PM leading Poland towards Polexit opposition claims

During a parliamentary debate on Wednesday, Morawiecki had defended the decision to veto the budget, explaining it protected Poland from unequal treatment. Rafał Guz/PAP

Opposition politicians have accused the Polish prime minister of leading Poland towards “Polexit” and trading Polish security for his own political survival.

The accusations followed in the wake of a decision by the government to veto, along with Hungary, the EU’s budget for the next seven years owing to a clause that linked funding to upholding the principles of rule of law.

Included in the planned budget is a recovery fund to help EU countries battered by the economic effects of the coronavirus pandemic.

"The prime minister is trading the security of Poland and the funds for the recovery of the Polish economy and the money that will help develop Poland for his own political security and survival in the United Right camp," Borys Budka leader of the centrist and pro-European Civic Platform (PO), the main opposition party, told PAP.

"Morawiecki may go down in history like (British Prime Minister David) Cameron who perhaps unintentionally started the Brexit process, and likewise Morawiecki, by vetoing the budget, may start the Polexit process," he added.

Earlier, during a parliamentary debate on Wednesday, Morawiecki had defended the decision to veto the budget, explaining it protected Poland from unequal treatment.

The prime minister told the Sejm (lower house) that the EU could eventually "collapse" if it adopts a mechanism that would allow countries to be punished by bureaucrats in Brussels, based on their own interpretation of new rules.

"We say a loud 'yes' to the EU; however, we are saying a loud 'no' to mechanisms that allow for unequal treatment of Poland and other countries," Morawiecki told MPs.

He said that the EU should observe values such as the equality of all states before the law and respect for treaties, rather than create regulations "that de facto circumvent treaties."

The prime minister’s defence of the veto failed to quell speculation in opposition ranks that his hard line on the budget was prompted by a desire to ease tensions between Law and Justice (PiS) and its junior partners in the country’s United Right ruling bloc.

Budka told PAP that the prime minister "has been humiliated by Justice Minister Zbigniew Ziobro and started using his rhetoric: an anti-European rhetoric, a rhetoric of falsehood, and most of all a rhetoric that is contrary to our national interest," adding that "observing the rule of law is the duty of every government and of every citizen."

Ziobro is the leader of Solidary Poland, the right-wing ally of the ruling conservative party, the Law and Justice.
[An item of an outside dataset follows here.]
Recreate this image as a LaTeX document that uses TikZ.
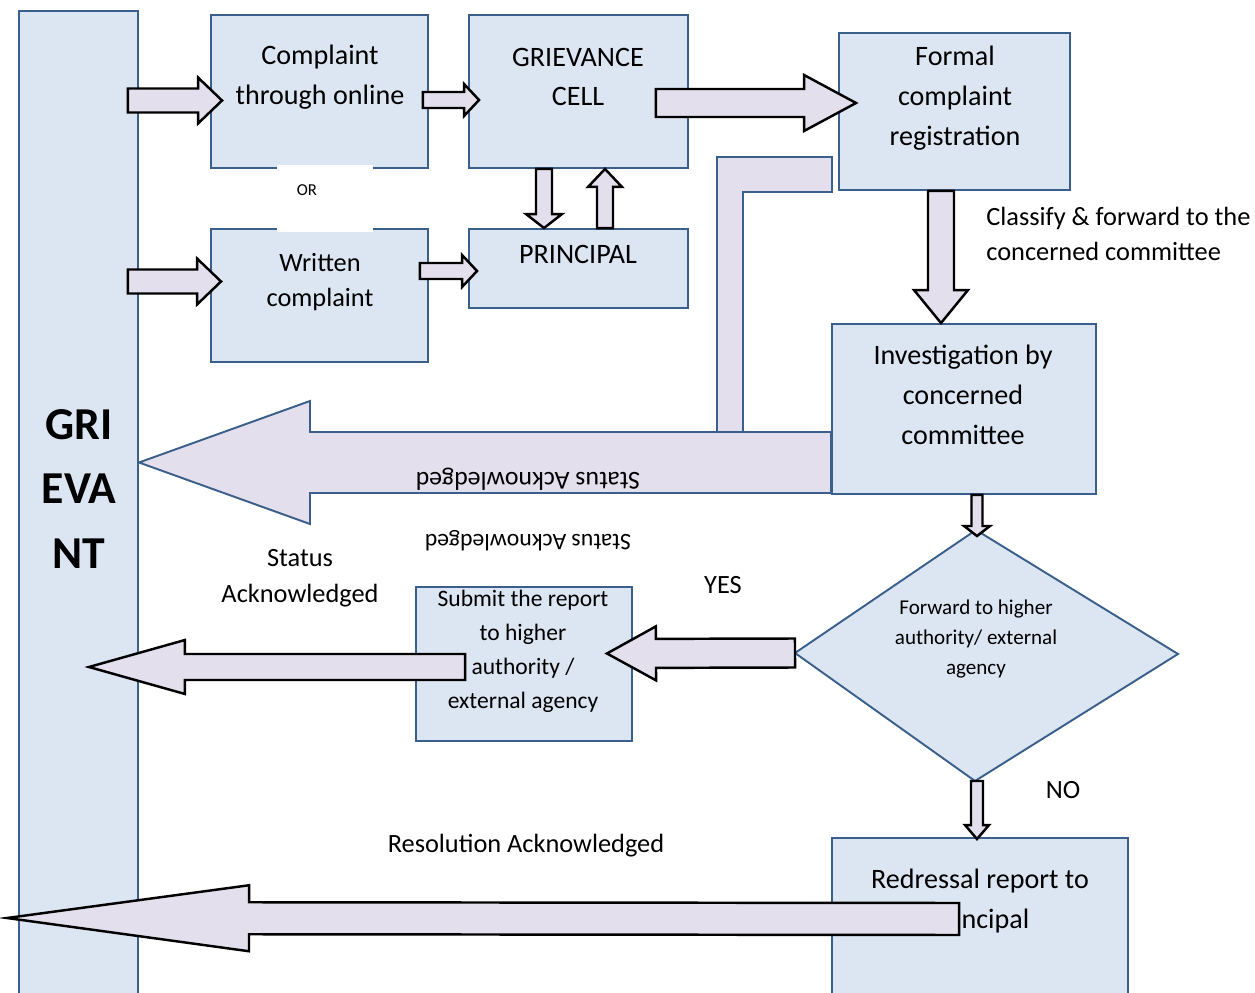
\documentclass[tikz,border=0pt]{standalone}
\usepackage{fontspec}
\setmainfont{Carlito}
\usetikzlibrary{calc,fit,backgrounds}

\definecolor{boxfill}{HTML}{DCE6F2}
\definecolor{boxline}{HTML}{3A5F8B}
\definecolor{arrowfill}{HTML}{E4DFEC}

\tikzset{
  box/.style={draw=boxline,fill=boxfill,line width=1.1pt,inner sep=0pt},
  fat/.style={draw=black,fill=arrowfill,line width=1.4pt,line join=miter},
  fatblue/.style={fat,draw=boxline,line width=1.1pt},
  txt/.style={align=center,inner sep=0pt,font=\fontsize{16}{22.7}\selectfont},
  lbl/.style={txt,font=\fontsize{15}{20.4}\selectfont},
}

% fat block arrow: [style]{tail}{tip}{shaft half width}{head half width}{head length}, sizes in px
\newcommand\fatarrow[6][]{%
  \coordinate (fa t) at #2;
  \coordinate (fa e) at #3;
  \coordinate (fa h) at ($(fa e)!#6*0.02cm!(fa t)$);
  \draw[fat,#1] ($(fa t)!#4*0.02cm!90:(fa e)$) -- ($(fa h)!#4*0.02cm!90:(fa e)$)
    -- ($(fa h)!#5*0.02cm!90:(fa e)$) -- (fa e) -- ($(fa h)!#5*0.02cm!-90:(fa e)$)
    -- ($(fa h)!#4*0.02cm!-90:(fa e)$) -- ($(fa t)!#4*0.02cm!-90:(fa e)$) -- cycle;
}

\begin{document}
\begin{tikzpicture}[x=0.02cm,y=-0.02cm]
\useasboundingbox (0,0) rectangle (1255,993);

% The grievant bar
\node[box,fit={(19,11) (138,1010)}] (grievant) {};
\node[txt,font=\bfseries\fontsize{26}{36.8}\selectfont] (grievant txt) at (79,489) {GRI\\EVA\\NT};

% The two ways in
\node[box,fit={(211,15) (428,168)}] (online) {};
\node[box,fit={(211,229) (428,362)}] (written) {};
\fill[white] (277,165) rectangle (373,232);
\node[txt,font=\fontsize{9.5}{11}\selectfont] (or) at (307,190) {OR};
\node[txt] (online txt) at (320,77) {Complaint\\through online};
\node[lbl] (written txt) at (320,282) {Written\\complaint};

% The cell and the principal
\node[box,fit={(469,15) (688,168)}] (cell) {};
\node[box,fit={(469,229) (688,308)}] (principal) {};
\node[txt] (cell txt) at (578,77) {GRIEVANCE\\CELL};
\node[txt] (principal txt) at (578,254) {PRINCIPAL};

% Registration and investigation
\node[box,fit={(839,33) (1070,190)}] (formal) {};
\node[box,fit={(832,324) (1096,494)}] (invest) {};
\node[txt] (formal txt) at (955,98) {Formal\\complaint\\registration};
\node[txt] (invest txt) at (963,395) {Investigation by\\concerned\\committee};
\node[lbl,align=left,anchor=west,font=\fontsize{15}{19.8}\selectfont] (classify) at (986,234) {Classify \& forward to the\\concerned committee};

% The decision
\coordinate (dec n) at (976,530);
\coordinate (dec e) at (1178,654);
\coordinate (dec s) at (975,781);
\coordinate (dec w) at (795,653);
\draw[box] (dec n) -- (dec e) -- (dec s) -- (dec w) -- cycle;
\node[txt,font=\fontsize{12}{17}\selectfont] (decide) at (976,639) {Forward to higher\\authority/ external\\agency};

% The two outcomes
\node[box,fit={(416,587) (632,741)}] (submit) {};
\node[txt,font=\fontsize{13.4}{19.3}\selectfont] (submit txt) at (523,651) {Submit the report\\to higher\\authority /\\external agency};
\node[box,fit={(832,838) (1128,1010)}] (redress) {};
\node[txt] (redress txt) at (980,901) {Redressal report to\\Principal};

% The labels
\node[lbl] (ack left) at (300,578) {Status\\Acknowledged};
\node[lbl] (yes) at (723,585) {YES};
\node[lbl] (no) at (1063,790) {NO};
\node[lbl] (resolution) at (526,846) {Resolution Acknowledged};
\node[lbl,rotate=180,font=\fontsize{13.5}{16}\selectfont] (ack mid) at (528,541) {Status Acknowledged};

% The status arrow, under the investigation box
\begin{pgfonlayer}{background}
\draw[fatblue] (717,432) -- (717,157) -- (832,157) -- (832,192) -- (743,192) -- (743,432);
\fatarrow[fatblue]{($(invest.west)+(0,53.5)$)}{($(grievant.east |- invest.west)+(0,53.5)$)}{30.5}{61.5}{171}
\end{pgfonlayer}
\node[lbl,rotate=180,font=\fontsize{14.7}{16}\selectfont] (ack big) at (528,479) {Status Acknowledged};

% The block arrows
\fatarrow{($(grievant.east |- online.west)+(-11,9)$)}{($(online.west)+(12,9)$)}{12}{23}{24}
\fatarrow{($(grievant.east |- written.west)+(-11,-14)$)}{($(written.west)+(11,-14)$)}{12}{23}{24}
\fatarrow{($(online.east)+(-6,8.5)$)}{($(cell.west)+(11,8.5)$)}{8}{16}{15}
\fatarrow{($(written.east)+(-9,-24.5)$)}{($(principal.west)+(9,2.5)$)}{8}{16}{15}
\fatarrow{($(cell.east)+(-33,11.5)$)}{($(formal.west)+(18,-8.5)$)}{14}{28}{52}
\fatarrow{($(cell.south)+(-34.5,0)$)}{($(principal.north)+(-34.5,0)$)}{8}{18}{14}
\fatarrow{($(principal.north)+(26.5,0)$)}{($(cell.south)+(26.5,0)$)}{8}{17}{18}
\fatarrow{($(formal.south)+(-13.5,0)$)}{($(invest.north)+(-23,0)$)}{13}{27}{33}
\fatarrow{($(invest.south)+(13,0)$)}{($(dec n)+(1,6)$)}{5.5}{13}{10}
\fatarrow{(dec w)}{($(submit.east)+(-26,-10.5)$)}{14.5}{27}{49}
\fatarrow{($(submit.west)+(50,3)$)}{($(grievant.east |- submit.west)+(-50,3)$)}{13}{27}{96}
\fatarrow{($(dec s)+(2,0)$)}{($(redress.north)+(-3,2)$)}{6}{12}{14}
\fatarrow{($(redress.west)+(128,-5)$)}{($(grievant.west |- redress.west)+(-11,-6)$)}{16}{33}{242}

\end{tikzpicture}
\end{document}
Together with a third more liberal ally, the three partners make up the United Right coalition.

The justice minister recently said that if Morawiecki failed to veto the EU budget, this would mean "a total loss of trust in the prime minister with all its consequences."

Dariusz Wieczorek, secretary of the Left's parliamentary caucus, told PAP that the prime minister's speech was "very emotional, unequivocal and harsh."
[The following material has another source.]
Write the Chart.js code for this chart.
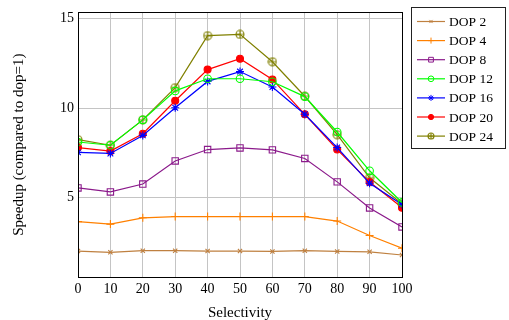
<!DOCTYPE html>
<html>
<head>
<meta charset="utf-8">
<script src="https://cdn.jsdelivr.net/npm/chart.js@4.4.1/dist/chart.umd.min.js"></script>
<style>
  html, body { margin: 0; padding: 0; background: #fff; }
  #wrap { width: 509px; height: 320px; }
</style>
</head>
<body>
<div id="wrap"><canvas id="speedupChart" width="509" height="320"></canvas></div>
<script>
// data
var selectivity = [0, 10, 20, 30, 40, 50, 60, 70, 80, 90, 100];
var yTicks = [5, 10, 15];
var dop2  = [2.0, 1.93, 2.02, 2.02, 2.0, 2.0, 1.98, 2.02, 1.98, 1.96, 1.78];
var dop4  = [3.65, 3.51, 3.86, 3.93, 3.93, 3.93, 3.93, 3.93, 3.68, 2.87, 2.16];
var dop8  = [5.53, 5.31, 5.75, 7.04, 7.68, 7.77, 7.66, 7.18, 5.87, 4.41, 3.35];
var dop12 = [8.1, 7.92, 9.34, 10.96, 11.64, 11.64, 11.47, 10.64, 8.66, 6.49, 4.72];
var dop16 = [7.52, 7.46, 8.47, 10.02, 11.49, 12.04, 11.18, 9.65, 7.79, 5.79, 4.61];
var dop20 = [7.79, 7.59, 8.56, 10.41, 12.15, 12.76, 11.6, 9.65, 7.68, 5.86, 4.43];
var dop24 = [8.23, 7.92, 9.34, 11.14, 14.05, 14.12, 12.59, 10.66, 8.51, 6.1, 4.65];

var FONT = '"Liberation Serif", "DejaVu Serif", serif';

// circle with a plus inside (pgfplots oplus mark)
function oplusMark(color, size) {
  var c = document.createElement('canvas');
  c.width = size; c.height = size;
  var g = c.getContext('2d');
  var h = size / 2, r = h - 1;
  g.strokeStyle = color;
  g.lineWidth = 1.1;
  g.beginPath(); g.arc(h, h, r, 0, Math.PI * 2); g.stroke();
  g.beginPath();
  g.moveTo(h - r, h); g.lineTo(h + r, h);
  g.moveTo(h, h - r); g.lineTo(h, h + r);
  g.stroke();
  return c;
}

function series(label, data, color, style, radius, fill) {
  return {
    label: label,
    data: data.map(function(v, i) { return { x: selectivity[i], y: v }; }),
    borderColor: color,
    backgroundColor: fill ? color : 'rgba(0,0,0,0)',
    pointBorderColor: color,
    pointBackgroundColor: fill ? color : 'rgba(0,0,0,0)',
    pointStyle: style,
    pointRadius: radius,
    pointBorderWidth: 1.1,
    borderWidth: 1.2,
    tension: 0,
    fill: false
  };
}

var legendMarks = [null, null, null, null, null, null, oplusMark('#808000', 8)];

var frame = {
  id: 'frame',
  afterDraw: function(chart) {
    var ctx = chart.ctx, a = chart.chartArea;
    ctx.save();
    ctx.strokeStyle = '#000';
    ctx.lineWidth = 1;
    ctx.strokeRect(Math.round(a.left) + 0.5, Math.round(a.top) + 0.5,
      Math.round(a.right - a.left), Math.round(a.bottom - a.top));

    // legend box
    var bx = 411.5, by = 7.5, bw = 94, bh = 141;
    ctx.strokeStyle = '#222';
    ctx.strokeRect(bx, by, bw, bh);
    ctx.font = '13.5px ' + FONT;
    ctx.textBaseline = 'middle';
    chart.data.datasets.forEach(function(ds, i) {
      var y = 21.5 + i * 19.1;
      ctx.strokeStyle = ds.borderColor;
      ctx.lineWidth = 1.2;
      ctx.beginPath(); ctx.moveTo(417, y); ctx.lineTo(445, y); ctx.stroke();
      ctx.fillStyle = ds.pointBackgroundColor;
      ctx.strokeStyle = ds.pointBorderColor;
      ctx.lineWidth = 1;
      Chart.helpers.drawPoint(ctx, {
        pointStyle: legendMarks[i] || ds.pointStyle,
        radius: ds.pointRadius * 0.75,
        borderWidth: 1
      }, 431, y);
      ctx.fillStyle = '#000';
      ctx.fillText(ds.label, 449, y + 1);
    });
    ctx.restore();
  }
};

var ctx = document.getElementById('speedupChart').getContext('2d');
var chart = new Chart(ctx, {
  type: 'line',
  data: {
    datasets: [
      series('DOP 2', dop2, '#bf8040', 'crossRot', 3, false),
      series('DOP 4', dop4, '#ff8000', 'cross', 4, false),
      series('DOP 8', dop8, '#8b1a8b', 'rect', 4.5, false),
      series('DOP 12', dop12, '#00ff00', 'circle', 3.8, false),
      series('DOP 16', dop16, '#0000ff', 'star', 4, false),
      series('DOP 20', dop20, '#ff0000', 'circle', 3.5, true),
      series('DOP 24', dop24, '#808000', oplusMark('#808000', 10), 5, false)
    ]
  },
  options: {
    responsive: false,
    animation: false,
    layout: { padding: { left: 0, right: 107, top: 9, bottom: 0 } },
    plugins: {
      legend: { display: false },
      tooltip: { enabled: false }
    },
    scales: {
      x: {
        type: 'linear',
        min: 0,
        max: 100,
        ticks: { stepSize: 10, color: '#000', font: { family: FONT, size: 14 }, padding: 4, maxRotation: 0 },
        grid: { color: '#c4c4c4', lineWidth: 1, drawTicks: false },
        border: { display: false },
        title: { display: true, text: 'Selectivity', color: '#000', font: { family: FONT, size: 15 }, padding: { top: 0, bottom: -2 } },
        afterFit: function(s) { s.height = 43; }
      },
      y: {
        min: 0.55,
        max: 15.35,
        afterBuildTicks: function(s) { s.ticks = yTicks.map(function(v) { return { value: v }; }); },
        ticks: { color: '#000', font: { family: FONT, size: 14 }, padding: 4 },
        grid: { color: '#c4c4c4', lineWidth: 1, drawTicks: false },
        border: { display: false },
        title: { display: true, text: 'Speedup (compared to dop=1)', color: '#000', font: { family: FONT, size: 15 }, padding: { top: 10.5, bottom: 0 } },
        afterFit: function(s) { s.width = 78; }
      }
    }
  },
  plugins: [frame]
});
</script>
</body>
</html>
"The truth is that it smelled of a Polexit,” he said. “I have the impression that in PiS there is some sort of approval for Poland leaving the European Union," he said.

He also said that Cameron had been "playing with the European Union" and that "it ended as it ended."

"It looks very bad and perhaps Polish diplomats will still have discussions on how to solve the problem because if Poland does veto the EU budget, I have the impression that we will not only lose out as a country, as society, but all EU countries will lose out as well," he added.

Milosz Motyka, spokesperson for the pro-agrarian Polish People's Party (PSL), said that "Morawiecki is a hostage” of the justice minister.

"Prime Minister Morawiecki was either cheated in July, or he did not realise what he had negotiated, as it was in July that he said that the budget was good for Poland and he was in fact an opponent of the veto option," he said.

EU leaders at a meeting in July agreed to tie the rule-of-law conditions to the EU budget payouts.

Jakub Kulesza, leader of the far-right Confederation parliamentary caucus, said Morawiecki was "lying to citizens (...) that Poland's veto will have any effect on the mechanism of tying European funds to the so-called rule of law."

"The prime minister agreed to this mechanism in July, he signed the conclusions of the EU summit,” he said. “We were saying at that time that it was a betrayal of Poland and it would have negative consequences for Poland."

PiS MP Marek Ast praised Morawiecki's speech, saying the prime minister had presented "a rationale that cannot be undermined."